The Goteborg Tourist Pass is heavily advertised and would be a good buy but for the fact that many of the attractions included in it are closed this late into the year  so we decide to do “Pay as we go"

Our flight out departs at 0830 which is far more civilised than the too frequent 0600 option (the time our local airport opens for departures) and the return arrives back at a civilised 1830. The time difference is only one hour and hence we should be able to have an interesting time without getting too exhausted.

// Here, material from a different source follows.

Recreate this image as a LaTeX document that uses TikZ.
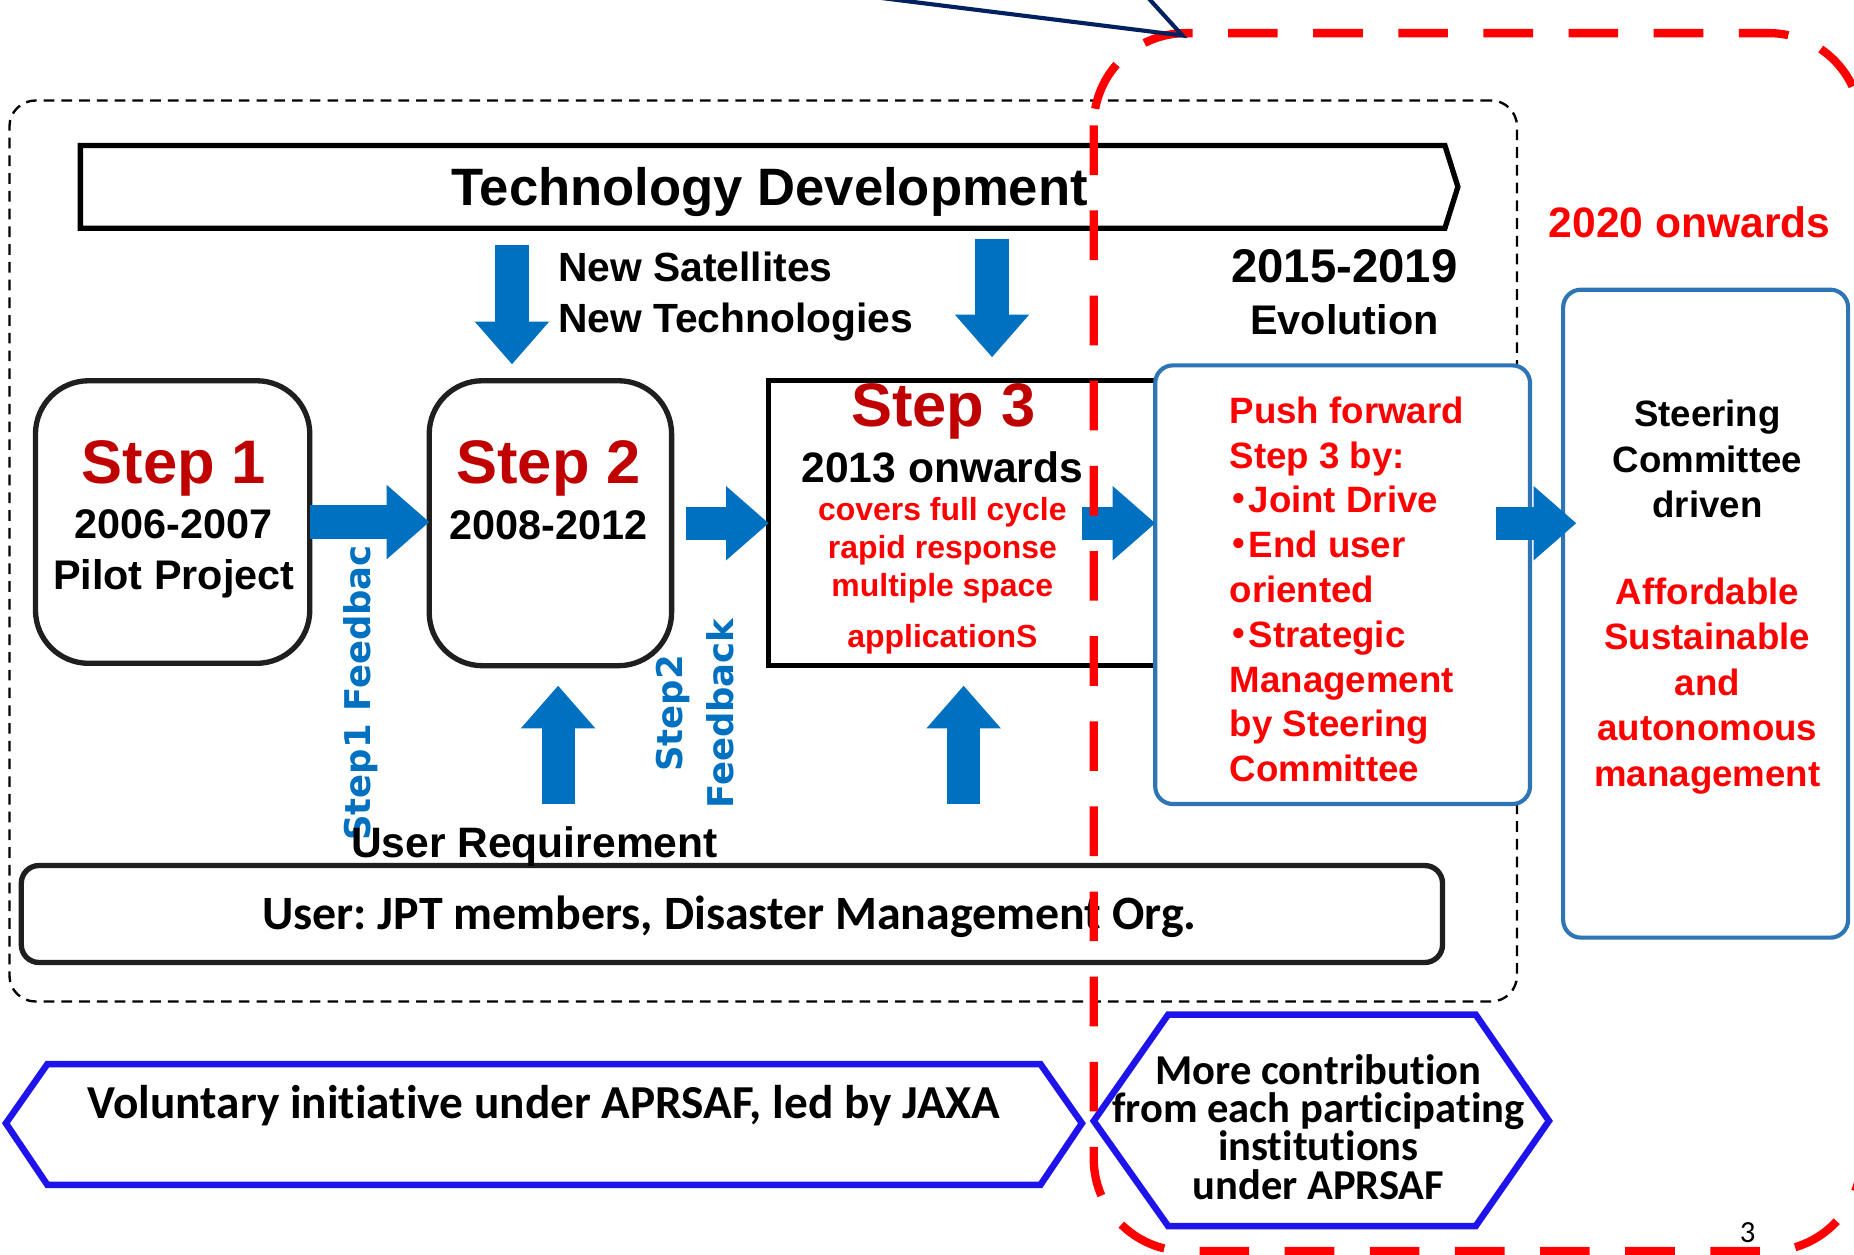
\documentclass[tikz,border=0pt]{standalone}
\usepackage{fontspec}
\setmainfont{Liberation Sans}
\newfontfamily\calibri[Ligatures=NoCommon]{Carlito}
\newfontfamily\verdana{DejaVu Sans}
\newfontfamily\cjk{Noto Sans CJK JP}
\frenchspacing
\usepackage{tikz}
\usetikzlibrary{arrows.meta,calc}
\definecolor{PPT-blue}{RGB}{0,112,192}
\definecolor{PPT-darkred}{RGB}{192,0,0}
\definecolor{PPT-red}{RGB}{255,0,0}
\definecolor{PPT-frame}{RGB}{46,117,182}
\definecolor{PPT-hex}{RGB}{30,20,235}
\definecolor{PPT-navy}{RGB}{0,32,96}
\newcommand{\fsz}[2]{\fontsize{#1}{#2}\selectfont}
\newcommand{\bulletdot}{\makebox[16pt][c]{\cjk ・}}
\tikzstyle{e}=[PPT-blue,line width=28pt,arrows={-{Triangle[length=36pt,width=63pt,line width=0pt,fill=PPT-blue]}}]
\tikzstyle{n}=[inner sep=0pt,outer sep=0pt,font=\bfseries]
\tikzstyle{stepbox}=[n,draw=black!88,line width=4.5pt,rounded corners=45pt,fill=white]
\tikzstyle{bluebox}=[n,draw=PPT-frame,line width=3.5pt,rounded corners=15pt,fill=white]
\tikzstyle{hex}=[draw=PPT-hex,line width=5.5pt,line join=miter,fill=white]
\tikzstyle{steptitle}=[n,anchor=base,PPT-darkred,font=\bfseries\fsz{52}{52}]
\tikzstyle{years}=[n,font=\bfseries\fsz{35}{43}]

\begin{document}
\begin{tikzpicture}[x=1pt,y=-1pt]
    \clip (0,0) rectangle (1568,1061);

    % Step 1 and 2 frame
    \node[n,draw,line width=2pt,dash pattern=on 9pt off 6pt,rounded corners=22pt,
          minimum width=1275pt,minimum height=762pt] (span) at (645.5,466) {};

    \draw[line width=4.5pt,line join=miter] (68,123) -- (1222,123) -- (1233,158) -- (1222,193) -- (68,193) -- cycle;
    \node[n,anchor=base,font=\bfseries\fsz{44.5}{44.5}] (techdev) at (651,174) {Technology Development};

    \node[stepbox,minimum width=232pt,minimum height=239pt] (step1) at (146,441.5) {};
    \node[stepbox,minimum width=205pt,minimum height=241pt] (step2) at (465.5,442.5) {};
    \node[n,draw,line width=4.5pt,minimum width=330pt,minimum height=241pt] (step3) at (815,442.5) {};
    \node[bluebox,minimum width=317pt,minimum height=371pt] (push) at (1135.5,494.5) {};
    \node[bluebox,minimum width=241pt,minimum height=548pt] (steer) at (1442.5,519) {};
    \node[n,draw=black!88,line width=4.5pt,rounded corners=15pt,
          minimum width=1202pt,minimum height=82pt] (user) at (619,773) {};

    \node[steptitle] (step1-title) at (147,409) {Step 1};
    \node[years,anchor=north,align=center] (step1-years) at (147,431) {2006-2007\\Pilot Project};
    \node[steptitle] (step2-title) at (464,409) {Step 2};
    \node[years,anchor=base] (step2-years) at (464,456) {2008-2012};
    \node[steptitle] (step3-title) at (798,361) {Step 3};
    \node[n,anchor=base,font=\bfseries\fsz{36}{36}] (step3-years) at (797,408) {2013 onwards};
    \node[n,anchor=north,align=center,PPT-red,font=\bfseries\fsz{27}{32}] (step3-text) at (797,421)
        {covers full cycle\\rapid response\\multiple space\\[11pt]applicationS};

    \node[n,anchor=north west,align=left,font=\bfseries\fsz{34.5}{43}] (newsat) at (472,213)
        {New Satellites\\New Technologies};
    \node[n,anchor=base,font=\bfseries\fsz{40}{40}] (evo-years) at (1137,239) {2015-2019};
    \node[n,anchor=base,font=\bfseries\fsz{35}{35}] (evo) at (1137,283) {Evolution};
    \node[n,anchor=base,PPT-red,font=\bfseries\fsz{36}{36}] (onwards) at (1429,201) {2020 onwards};

    \node[n,anchor=north west,align=left,PPT-red,font=\bfseries\fsz{31}{37.9}] (push-text) at (1040,335.5)
        {Push forward\\Step 3 by:\\\bulletdot Joint Drive\\\bulletdot End user\\oriented\\\bulletdot Strategic\\Management\\by Steering\\Committee};
    \node[n,anchor=north,align=center,font=\bfseries\fsz{31}{38.5}] (steer-text) at (1444,338.5)
        {Steering\\Committee\\driven\\[34.5pt]\textcolor{PPT-red}{Affordable}\\\textcolor{PPT-red}{Sustainable}\\
         \textcolor{PPT-red}{and}\\\textcolor{PPT-red}{autonomous}\\\textcolor{PPT-red}{management}};

    \node[n,rotate=90,anchor=base west,PPT-blue,font=\verdana\bfseries\fsz{30}{43}] (fb1) at (313,711) {Step1 Feedbac};
    \node[n,rotate=90,align=center,PPT-blue,font=\verdana\bfseries\fsz{30}{43}] (fb2) at (588,603.5) {Step2\\Feedback};

    \node[n,anchor=base,font=\bfseries\fsz{36}{36}] (userreq) at (452,725) {User Requirement};
    \node[n,anchor=base,font=\calibri\bfseries\fsz{40.5}{40.5}] (user-text) at (617,786)
        {User: JPT members, Disaster Management Org.};

    \path[e]
      (step1.east)                         edge (step1.east -| step2.west)
      ([xshift=12pt]step2.east)            edge (step2.east -| step3.west)
      ($(push.west |- step3)+(-62,0)$)     edge (push.west |- step3)
      ($(steer.west |- step3)+(-57,0)$)    edge ($(steer.west |- step3)+(11,0)$)
      ($(step2.north)+(-32.5,-115)$)       edge ($(step2.north)+(-32.5,-14)$)
      ($(step3.north)+(24,-120)$)          edge ($(step3.north)+(24,-20)$)
      ($(step2.south)+(6.5,117)$)          edge ($(step2.south)+(6.5,17)$)
      ($(step3.south)+(0,117)$)            edge ($(step3.south)+(0,17)$);

    % APRSAF
    \draw[hex] (5,950) -- (40,900) -- (880,900) -- (915,950) -- (880,1002) -- (40,1002) -- cycle;
    \node[n,anchor=base,font=\calibri\bfseries\fsz{40}{40}] (volun) at (460,946)
        {Voluntary initiative under APRSAF, led by JAXA};
    \draw[hex] (925,948) -- (988,858) -- (1248,858) -- (1310,948) -- (1248,1037) -- (988,1037) -- cycle;
    \node[n,anchor=north,align=center,font=\calibri\bfseries\fsz{36}{32.3}] (contrib) at (1115,892)
        {More contribution\\from each participating\\institutions\\under APRSAF};

    \node[n,anchor=base,font=\calibri\fsz{26}{26}] (pagenum) at (1478,1051) {3};

    % 2020 onwards frame
    \draw[PPT-red,line width=7pt,dash pattern=on 42pt off 30pt,rounded corners=78pt] (925,28) rectangle (1574,1058);
    \draw[PPT-navy,line width=3.5pt] (735,-3) -- (1000,30) -- (970,-3);

\end{tikzpicture}
\end{document}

And so, not terribly early on a Tuesday morning we find ourselves driving to the airport (we also got a cheap deal on car parking and so decided to take the lazy option) ready to ensure that we do not incur any of the additional charges the airline and airport have ready to inflict on the unwary traveller. We do not want to pay extra for:

  • checking in at the airport
  • printing boarding cards at the airport
  • priority security screening;
  • preassigned seats;
  • seats at the front;
  • priority boarding;
  • tea or coffee on the flight (one cup each would cost more than 50% of the price of one ticket);
  • their version of essential travel insurance;
  • SMS texts of our flight times;
  • checked luggage;
  • and much more

"£39.98 for two return” is what we paid and that is what we intend to keep to!

Screen Shot 2015 08 18 at 16 07 25

With the usual Ryan Air efficiency, we take off on time and arrive early. The bus into town (with free wifi) is just outside of the airport terminal and soon we are in Gothenburg only one hour into our 30 hours and 10 minutes on Swedish soil.